CHAPTER TEN: THE FOURTH SHIFT

Following the research and subsequent recommendations made by field experts and government officials working for the state department, American foreign policy found itself with a new modus operandi — a geopolitical, ideological, and economic struggle against the face of communism, the Soviet Union. As will be exposed in the discourses that follow, the next forty-five years served as an era in which policy objectives were geared towards containing communism and in its escalation included proxy wars, foreign aid programs, domestic persecution, and the verge of nuclear annihilation.

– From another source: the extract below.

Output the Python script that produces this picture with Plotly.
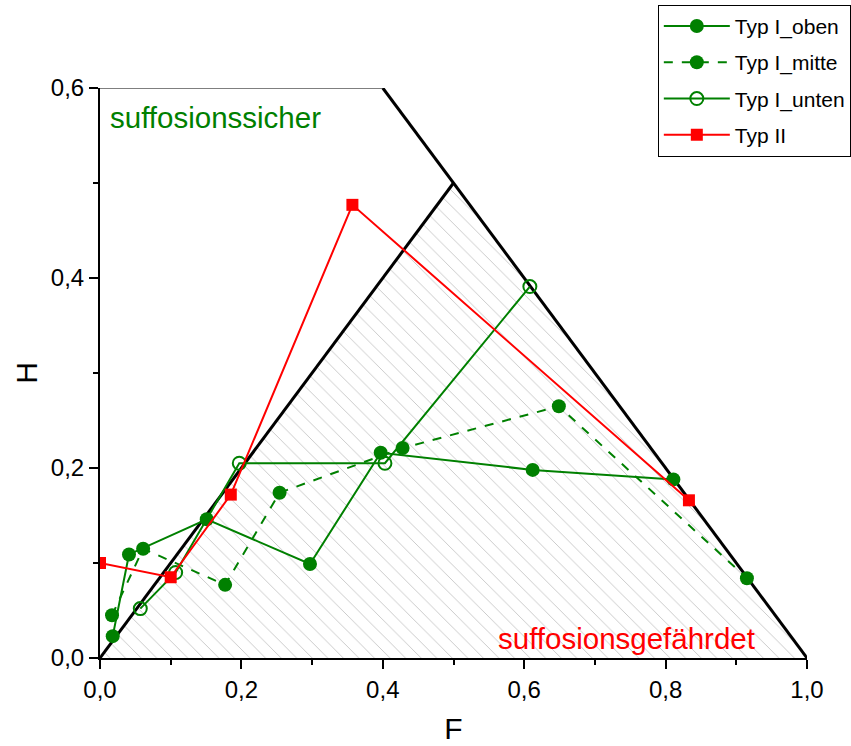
import plotly.graph_objects as go

# Measured points (F, H) for each soil type
F_OBEN = [0.018, 0.041, 0.151, 0.297, 0.397, 0.612, 0.811]
H_OBEN = [0.023, 0.109, 0.146, 0.099, 0.216, 0.198, 0.188]

F_MITTE = [0.017, 0.061, 0.177, 0.254, 0.428, 0.649, 0.915]
H_MITTE = [0.045, 0.115, 0.077, 0.174, 0.221, 0.265, 0.084]

F_UNTEN = [0.057, 0.107, 0.197, 0.403, 0.608]
H_UNTEN = [0.052, 0.090, 0.205, 0.205, 0.391]

F_TYP2 = [0.000, 0.100, 0.185, 0.357, 0.833]
H_TYP2 = [0.100, 0.085, 0.172, 0.477, 0.166]

# Domain boundaries of the F-H diagram
HATCH_F = [0.0, 0.5, 1.0, 0.0]
HATCH_H = [0.0, 0.5, 0.0, 0.0]
DIVIDER_F = [0.0, 0.5]
DIVIDER_H = [0.0, 0.5]
LIMIT_F = [0.4, 1.0]
LIMIT_H = [0.6, 0.0]
TOP_F = [0.0, 0.4]
TOP_H = [0.6, 0.6]

X_TICKS = [0.0, 0.2, 0.4, 0.6, 0.8, 1.0]
Y_TICKS = [0.0, 0.2, 0.4, 0.6]

GREEN = "#008000"
RED = "#ff0000"
FONT = "Liberation Sans, Arial, sans-serif"

fig = go.Figure()

# hatched "suffosion-prone" triangle
fig.add_trace(go.Scatter(
    x=HATCH_F, y=HATCH_H, mode="lines", fill="toself",
    line=dict(width=0), fillcolor="rgba(0,0,0,0)",
    fillpattern=dict(shape="\\", size=11, solidity=0.08,
                     fgcolor="#c4c4c4", bgcolor="white", fgopacity=1),
    showlegend=False, hoverinfo="skip"))

for fx, hy, w in [(DIVIDER_F, DIVIDER_H, 3), (LIMIT_F, LIMIT_H, 3), (TOP_F, TOP_H, 1.2)]:
    fig.add_trace(go.Scatter(x=fx, y=hy, mode="lines",
                             line=dict(color="black", width=w),
                             showlegend=False, hoverinfo="skip"))

fig.add_trace(go.Scatter(
    x=F_OBEN, y=H_OBEN, mode="lines+markers", name="Typ I_oben",
    line=dict(color=GREEN, width=2),
    marker=dict(symbol="circle", size=14, color=GREEN),
    legendgroup="a"))
fig.add_trace(go.Scatter(
    x=F_MITTE, y=H_MITTE, mode="lines+markers", name="Typ I_mitte",
    line=dict(color=GREEN, width=2, dash="dash"),
    marker=dict(symbol="circle", size=14, color=GREEN),
    legendgroup="b"))
fig.add_trace(go.Scatter(
    x=F_UNTEN, y=H_UNTEN, mode="lines+markers", name="Typ I_unten",
    line=dict(color=GREEN, width=2),
    marker=dict(symbol="circle-open", size=13, color=GREEN, line=dict(width=2)),
    legendgroup="c"))
fig.add_trace(go.Scatter(
    x=F_TYP2, y=H_TYP2, mode="lines+markers", name="Typ II",
    line=dict(color=RED, width=2),
    marker=dict(symbol="square", size=12, color=RED),
    legendgroup="d"))

fig.add_annotation(x=0.011, y=0.569, xref="x", yref="y", text="suffosionssicher",
                   showarrow=False, xanchor="left", yanchor="middle",
                   font=dict(family=FONT, size=29.5, color=GREEN))
fig.add_annotation(x=0.929, y=0.021, xref="x", yref="y", text="suffosionsgefährdet",
                   showarrow=False, xanchor="right", yanchor="middle",
                   font=dict(family=FONT, size=29.5, color=RED))

axis_common = dict(
    showgrid=False, zeroline=False, showline=True, linecolor="black", linewidth=2,
    ticks="outside", ticklen=9, tickwidth=2, tickcolor="black",
    tickformat=".1f", tickfont=dict(family=FONT, size=24, color="black"),
    minor=dict(ticks="outside", ticklen=5, tickwidth=2, tickcolor="black", dtick=0.1),
)

fig.update_xaxes(range=[0, 1], tickvals=X_TICKS,
                 title=dict(text="F", font=dict(family=FONT, size=30, color="black"), standoff=16),
                 **axis_common)
fig.update_yaxes(range=[0, 0.6], tickvals=Y_TICKS,
                 title=dict(text="H", font=dict(family=FONT, size=30, color="black"), standoff=4),
                 **axis_common)

fig.update_layout(
    width=851, height=746,
    margin=dict(l=100, r=44, t=88, b=88, autoexpand=False),
    plot_bgcolor="white", paper_bgcolor="white",
    separators=",.",
    font=dict(family=FONT, color="black"),
    legend=dict(x=0.789, y=1.146, xanchor="left", yanchor="top",
                bgcolor="white", bordercolor="black", borderwidth=1,
                font=dict(family=FONT, size=21, color="black"),
                traceorder="grouped", tracegroupgap=6, itemwidth=66),
)

fig.write_html("out.html")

In March of 1947, President Harry Truman appeared before congress and delivered a speech stating the following:

“I Believe it must be the policy of the United States to support free peoples who are resisting attempted subjugation by armed minorities or by outside pressures. I believe that we must assist free peoples to work out their own destinies in their own way. I believe that our help should be primarily through economic and financial aid which is essential to economic stability and orderly political process.” 

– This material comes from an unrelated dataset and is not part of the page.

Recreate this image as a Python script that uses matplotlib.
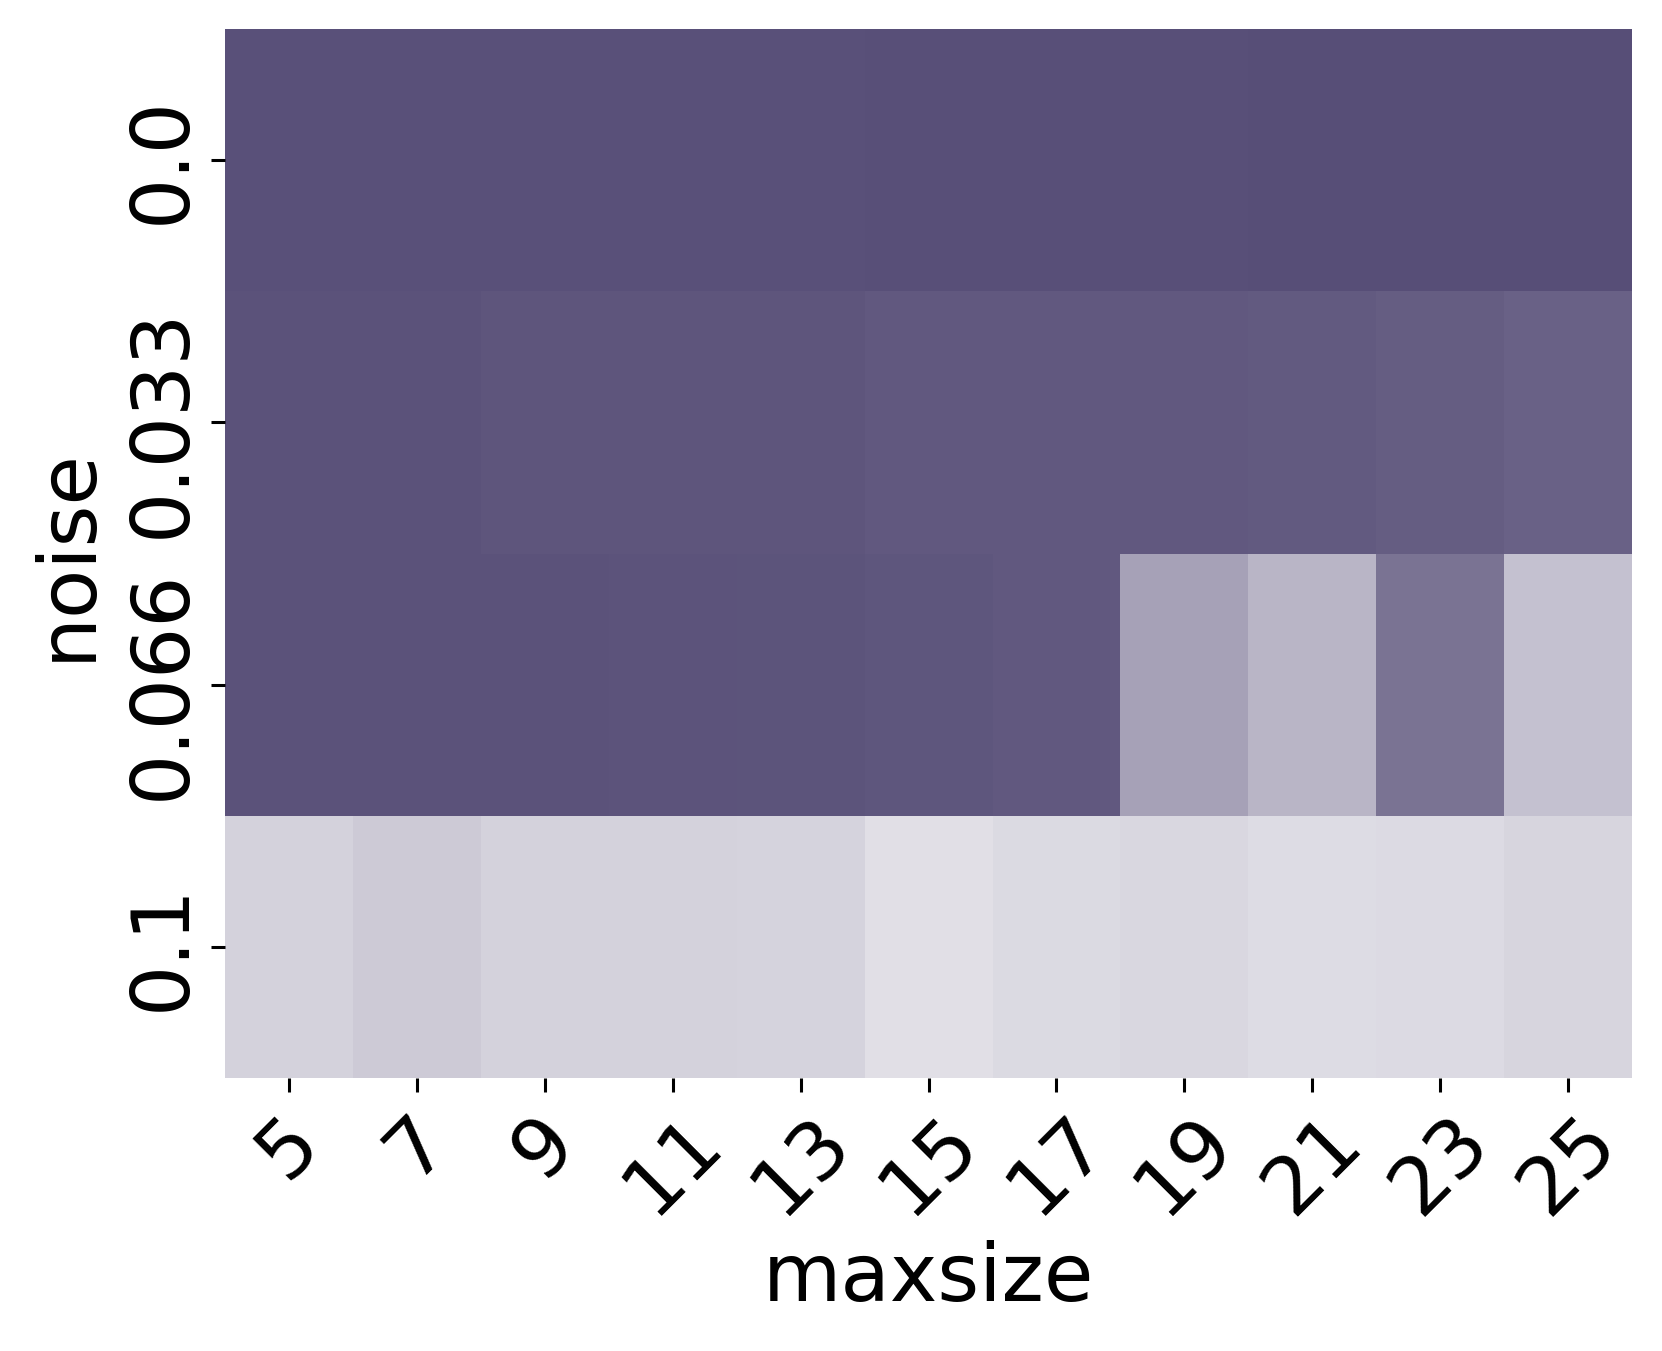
import numpy as np
import matplotlib
matplotlib.use("Agg")
import matplotlib.pyplot as plt
from matplotlib.colors import LinearSegmentedColormap

# heatmap values (estimated score per cell)
maxsize = [5, 7, 9, 11, 13, 15, 17, 19, 21, 23, 25]
noise = ["0.0", "0.033", "0.066", "0.1"]
row_00 = [0.985, 0.985, 0.985, 0.985, 0.985, 0.99, 0.99, 0.99, 1.0, 1.0, 1.0]
row_033 = [0.976, 0.976, 0.96, 0.96, 0.96, 0.94, 0.94, 0.94, 0.93, 0.916, 0.89]
row_066 = [0.976, 0.976, 0.976, 0.97, 0.965, 0.955, 0.94, 0.53, 0.42, 0.79, 0.35]
row_01 = [0.256, 0.30, 0.256, 0.256, 0.25, 0.18, 0.214, 0.23, 0.20, 0.21, 0.24]

values = np.array([row_00, row_033, row_066, row_01])

cmap = LinearSegmentedColormap.from_list("purp", ["#ffffff", "#574e77"])

fig = plt.figure(figsize=(8.31, 6.755), dpi=200)
ax = fig.add_axes([0.1354, 0.202, 0.8466, 0.7765])
ax.pcolormesh(values, cmap=cmap, vmin=0, vmax=1)
ax.set_xlim(0, len(maxsize))
ax.set_ylim(len(noise), 0)

for s in ax.spines.values():
    s.set_visible(False)

ax.set_xticks(np.arange(len(maxsize)) + 0.5)
ax.set_xticklabels([str(m) for m in maxsize], rotation=45, ha="center", fontsize=29)
ax.set_yticks(np.arange(len(noise)) + 0.5)
ax.set_yticklabels(noise, rotation=90, va="center", fontsize=29)
ax.tick_params(length=5, width=1.1, pad=3.5)

ax.set_xlabel("maxsize", fontsize=29)
ax.set_ylabel("noise", fontsize=29, labelpad=6)

fig.savefig("out.png", dpi=200)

To that effect, in the midst of the Greek Civil War, the Truman Doctrine was developed. Arguing that because the totalitarian form of government threatened democracy, any regime with such tendencies presented an automatic threat to peace in the international arena and the national security of the United States. To place this idea into context, Truman believed that if Greece and Turkey did not receive relief from their respective crises, they would surely succumb to communism. In light of this, Congress approved $400 million in military and economic aid. The Truman Doctrine was the first measure of containment policy taken by the US government and as political historian Eric Foner expresses, this “set a precedent for American assistance to anticommunist regimes throughout the world, no matter how undemocratic, and for the creation of a set of global military alliances directed against the Soviet Union.”

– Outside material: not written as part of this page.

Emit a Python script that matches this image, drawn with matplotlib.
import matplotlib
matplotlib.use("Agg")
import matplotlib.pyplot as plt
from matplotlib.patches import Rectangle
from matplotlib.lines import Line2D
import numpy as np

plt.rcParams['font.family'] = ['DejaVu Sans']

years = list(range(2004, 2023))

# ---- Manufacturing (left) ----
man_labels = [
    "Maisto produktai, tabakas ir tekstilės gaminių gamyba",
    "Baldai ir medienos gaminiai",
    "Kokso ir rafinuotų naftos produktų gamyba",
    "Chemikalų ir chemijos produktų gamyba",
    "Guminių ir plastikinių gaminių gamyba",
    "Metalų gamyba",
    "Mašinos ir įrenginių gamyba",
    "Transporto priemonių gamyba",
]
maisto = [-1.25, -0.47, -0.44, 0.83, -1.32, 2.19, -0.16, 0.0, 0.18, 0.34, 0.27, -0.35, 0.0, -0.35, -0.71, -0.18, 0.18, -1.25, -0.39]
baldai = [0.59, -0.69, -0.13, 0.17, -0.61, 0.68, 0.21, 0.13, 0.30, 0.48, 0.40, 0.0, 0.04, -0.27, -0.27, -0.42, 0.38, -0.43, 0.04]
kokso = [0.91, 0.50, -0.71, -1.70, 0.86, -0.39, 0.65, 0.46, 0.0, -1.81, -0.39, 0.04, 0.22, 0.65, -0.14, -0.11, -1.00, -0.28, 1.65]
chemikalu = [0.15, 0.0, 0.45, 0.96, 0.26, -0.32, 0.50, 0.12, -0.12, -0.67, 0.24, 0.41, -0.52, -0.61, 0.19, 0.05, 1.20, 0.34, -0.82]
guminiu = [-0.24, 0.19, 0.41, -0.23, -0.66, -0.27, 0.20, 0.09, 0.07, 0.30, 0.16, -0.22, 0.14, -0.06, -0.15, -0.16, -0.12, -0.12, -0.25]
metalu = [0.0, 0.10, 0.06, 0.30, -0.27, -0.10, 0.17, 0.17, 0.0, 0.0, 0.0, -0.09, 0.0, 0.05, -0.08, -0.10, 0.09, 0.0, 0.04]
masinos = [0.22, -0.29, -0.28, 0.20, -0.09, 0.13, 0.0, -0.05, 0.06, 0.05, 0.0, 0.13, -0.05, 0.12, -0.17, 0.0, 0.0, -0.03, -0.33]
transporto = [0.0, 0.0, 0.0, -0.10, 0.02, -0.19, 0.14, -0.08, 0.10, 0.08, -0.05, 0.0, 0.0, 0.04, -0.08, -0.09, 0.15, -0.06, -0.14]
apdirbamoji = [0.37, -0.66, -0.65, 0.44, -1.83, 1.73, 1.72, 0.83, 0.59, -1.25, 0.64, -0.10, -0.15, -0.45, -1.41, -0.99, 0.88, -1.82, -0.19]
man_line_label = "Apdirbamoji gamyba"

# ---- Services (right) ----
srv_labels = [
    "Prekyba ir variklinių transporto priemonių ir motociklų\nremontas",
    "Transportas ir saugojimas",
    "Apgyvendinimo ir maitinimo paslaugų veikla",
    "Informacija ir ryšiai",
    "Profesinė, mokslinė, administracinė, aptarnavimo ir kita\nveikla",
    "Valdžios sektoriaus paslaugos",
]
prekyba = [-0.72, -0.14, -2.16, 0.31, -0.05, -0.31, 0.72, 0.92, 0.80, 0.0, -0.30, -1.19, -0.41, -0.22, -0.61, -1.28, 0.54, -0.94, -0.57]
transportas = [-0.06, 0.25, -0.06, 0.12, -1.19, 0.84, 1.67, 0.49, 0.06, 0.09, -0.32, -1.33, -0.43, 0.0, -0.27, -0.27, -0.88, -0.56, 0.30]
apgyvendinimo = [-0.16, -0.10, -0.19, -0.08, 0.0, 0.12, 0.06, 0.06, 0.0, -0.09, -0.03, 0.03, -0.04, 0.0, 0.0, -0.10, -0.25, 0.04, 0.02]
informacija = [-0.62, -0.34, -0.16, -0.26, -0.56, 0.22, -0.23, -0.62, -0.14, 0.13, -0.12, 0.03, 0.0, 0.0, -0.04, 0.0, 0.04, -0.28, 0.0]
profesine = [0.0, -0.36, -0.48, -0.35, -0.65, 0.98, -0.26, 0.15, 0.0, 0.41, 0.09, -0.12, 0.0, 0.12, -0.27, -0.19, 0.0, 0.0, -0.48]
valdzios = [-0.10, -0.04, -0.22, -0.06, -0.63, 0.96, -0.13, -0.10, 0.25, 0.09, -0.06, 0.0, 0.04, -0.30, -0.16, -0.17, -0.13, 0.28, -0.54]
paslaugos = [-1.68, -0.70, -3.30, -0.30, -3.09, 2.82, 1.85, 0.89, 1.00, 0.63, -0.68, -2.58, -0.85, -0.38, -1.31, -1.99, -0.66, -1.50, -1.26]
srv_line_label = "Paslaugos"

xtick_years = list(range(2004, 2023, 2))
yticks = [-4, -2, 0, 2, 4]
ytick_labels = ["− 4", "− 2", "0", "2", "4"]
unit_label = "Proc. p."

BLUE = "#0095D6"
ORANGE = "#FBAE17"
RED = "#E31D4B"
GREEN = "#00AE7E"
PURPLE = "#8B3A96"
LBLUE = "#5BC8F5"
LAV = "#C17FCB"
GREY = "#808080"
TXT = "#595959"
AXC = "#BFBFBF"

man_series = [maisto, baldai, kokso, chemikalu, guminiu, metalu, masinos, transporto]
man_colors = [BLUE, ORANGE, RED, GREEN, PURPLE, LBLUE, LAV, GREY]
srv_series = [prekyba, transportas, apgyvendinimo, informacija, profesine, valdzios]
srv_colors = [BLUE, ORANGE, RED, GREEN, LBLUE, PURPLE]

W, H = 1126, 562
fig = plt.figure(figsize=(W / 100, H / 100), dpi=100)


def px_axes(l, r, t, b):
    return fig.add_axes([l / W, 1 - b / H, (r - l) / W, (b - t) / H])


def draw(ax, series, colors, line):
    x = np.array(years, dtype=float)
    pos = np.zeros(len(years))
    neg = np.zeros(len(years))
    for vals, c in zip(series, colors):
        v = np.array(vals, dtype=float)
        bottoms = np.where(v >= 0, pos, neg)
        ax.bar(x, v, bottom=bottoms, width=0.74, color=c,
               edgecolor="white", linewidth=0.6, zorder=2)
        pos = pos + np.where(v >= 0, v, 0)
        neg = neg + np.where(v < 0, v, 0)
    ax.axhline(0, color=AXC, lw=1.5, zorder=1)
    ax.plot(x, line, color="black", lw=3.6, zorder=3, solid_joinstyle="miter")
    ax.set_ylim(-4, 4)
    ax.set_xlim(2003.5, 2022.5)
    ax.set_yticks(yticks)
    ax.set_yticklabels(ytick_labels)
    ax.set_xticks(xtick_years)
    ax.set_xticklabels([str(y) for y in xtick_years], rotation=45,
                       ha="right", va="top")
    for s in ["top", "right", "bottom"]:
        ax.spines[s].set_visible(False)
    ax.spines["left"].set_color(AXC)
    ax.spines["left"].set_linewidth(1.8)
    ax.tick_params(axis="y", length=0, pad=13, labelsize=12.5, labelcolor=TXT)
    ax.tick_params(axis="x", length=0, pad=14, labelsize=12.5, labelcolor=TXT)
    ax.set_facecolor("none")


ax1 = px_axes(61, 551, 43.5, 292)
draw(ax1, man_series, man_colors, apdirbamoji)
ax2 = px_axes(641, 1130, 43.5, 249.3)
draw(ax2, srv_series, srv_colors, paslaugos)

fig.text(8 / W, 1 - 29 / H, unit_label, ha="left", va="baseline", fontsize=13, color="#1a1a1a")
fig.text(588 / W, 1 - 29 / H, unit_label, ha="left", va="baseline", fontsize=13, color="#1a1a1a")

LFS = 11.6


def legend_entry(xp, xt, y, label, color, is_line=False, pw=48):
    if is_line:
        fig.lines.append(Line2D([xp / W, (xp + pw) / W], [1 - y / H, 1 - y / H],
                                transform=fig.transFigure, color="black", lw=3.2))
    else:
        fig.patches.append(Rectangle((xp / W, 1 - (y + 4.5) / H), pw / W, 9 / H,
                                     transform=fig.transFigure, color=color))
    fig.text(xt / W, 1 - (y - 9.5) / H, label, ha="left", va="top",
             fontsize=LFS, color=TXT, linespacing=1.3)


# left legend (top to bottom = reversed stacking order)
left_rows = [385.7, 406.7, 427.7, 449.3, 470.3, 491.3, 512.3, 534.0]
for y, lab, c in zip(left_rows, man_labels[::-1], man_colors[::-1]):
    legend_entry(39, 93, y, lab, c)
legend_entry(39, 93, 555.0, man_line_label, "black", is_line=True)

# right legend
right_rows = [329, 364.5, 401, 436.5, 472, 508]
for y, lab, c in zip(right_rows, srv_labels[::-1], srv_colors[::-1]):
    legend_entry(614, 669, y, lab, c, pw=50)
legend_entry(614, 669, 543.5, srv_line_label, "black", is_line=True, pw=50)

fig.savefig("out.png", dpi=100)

Not long after the Truman initiative, the European Recovery Program, commonly known as the Marshall Plan, came into play. The new program, similar to the principles established in the Truman Doctrine, provided over $17 billion in aid to assist in rebuilding the economies of several Western European nations. The intended outcome, in addition to curbing communist expansion, was to modernize industry, remove trade barriers, and reconstruct regions impacted by the second world war. Roughly eighteen European countries received the benefits offered my the new initiative, with the largest recipients being the United Kingdom (26%), France (18%), and West Germany (11%).

Containment had now become the status quo in foreign policymaking.